Well, I don't just write about the SUMO message. I speak about it too. As I write the preface to this 10th anniversary edition, the number of countries I've shared these ideas in has reached 40. Tens of thousands of people have heard this message. A few have ridiculed both me and my ideas. But most have related to them. My message, I feel humbled to say, has resonated with people across all ages, from all backgrounds and amongst all cultures. Not everyone gets my humour. You'll see why later. But many do connect with some, if not all, of what I'm saying.
Yet, if you're reading this book for the first time, you're reading it in a world that is vastly different from the world of those who first opened these pages back in 2005. What we now take for granted as very much part of our everyday lives was either in its infancy or did not even exist when this book was first published. On Facebook? Me too. But its creator Mark Zuckerberg only developed it in 2004. In 2005 it was only available to college students in the United States. When SUMO was first published, it's likely only a few people outside of the US had heard of Facebook. Yet today it has so many users that if Facebook was a country it would be the third largest on the planet behind China and India. In 2005 you called people ‘friends' because you actually knew them.
What about Twitter? I love to tweet (@thesumoguy if you want to connect). Back in 2005 no one had heard of it, let alone used it. Why? Twitter wasn't launched until July 2006.
What about YouTube? In 2005 the domain name was secured, but no videos were uploaded until later in the year. It wasn't launched in the UK until my wife's birthday, June 19th 2007. To be fair, I don't think my wife's birthday had much to do with the launch, but I so wished I'd filmed her at our romantic meal out near the monkey enclosure at Chester Zoo that day. If I had, you would have been able to witness for yourself the look of joy on her face as we chilled out with the baboons and gorillas while we ate our cheese and pickle sandwiches and consumed several pork pies. (Yes, you've guessed it, I'm from the north of England.)
The ‘financial crisis' was something people remembered happening back in the 1980s and early 1990s. Few, if any, economists back in 2005 were predicting the financial global meltdown that was to take place three years later.
In 2005 you probably also used your watch to tell the time, regretted not having your camera to capture a special moment and simply zoned out when conversations became boring. You see, SUMO was first published in a world devoid of iPhones. There were no apps. It was difficult to see photos of what meals your friends had been eating earlier that day. How did we survive? I'm not sure.

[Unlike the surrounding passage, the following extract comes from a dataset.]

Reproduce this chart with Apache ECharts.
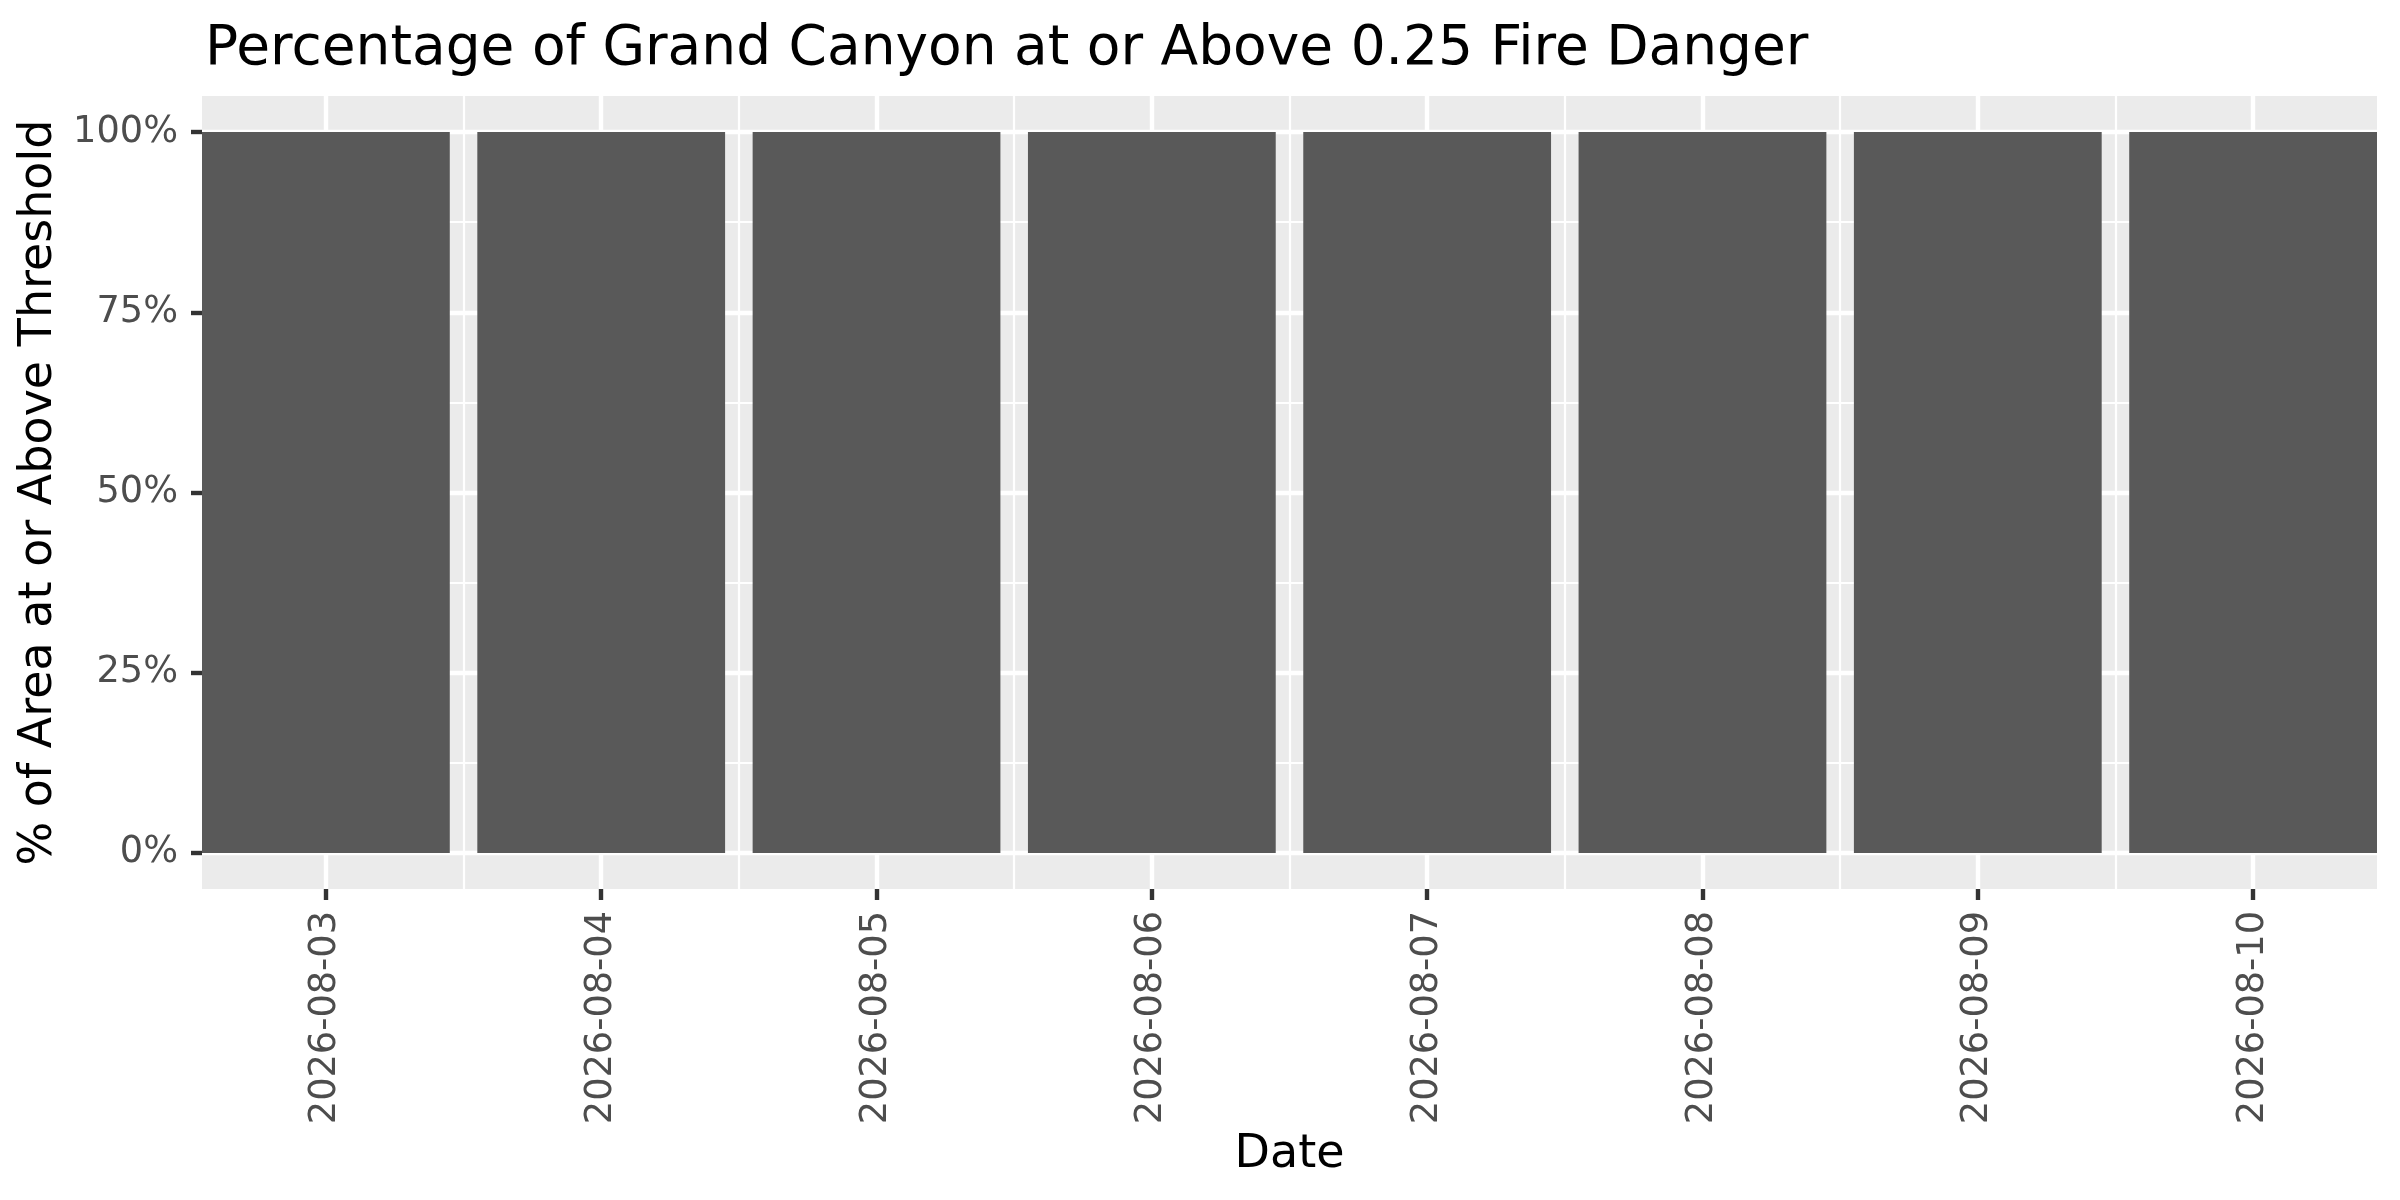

Now, a world of immense possibility to enhance both connection and conflict exists because of such technological development and ideas. It has also multiplied, perhaps a hundredfold, the amount of distractions we now accept as being a normal part of our day-to-day lives. Why reflect when I can tweet? Why converse with the people I'm with when I can connect with ‘friends' I've never met? Why engage with my children when I can place headphones on them and sit them in front of an iPad?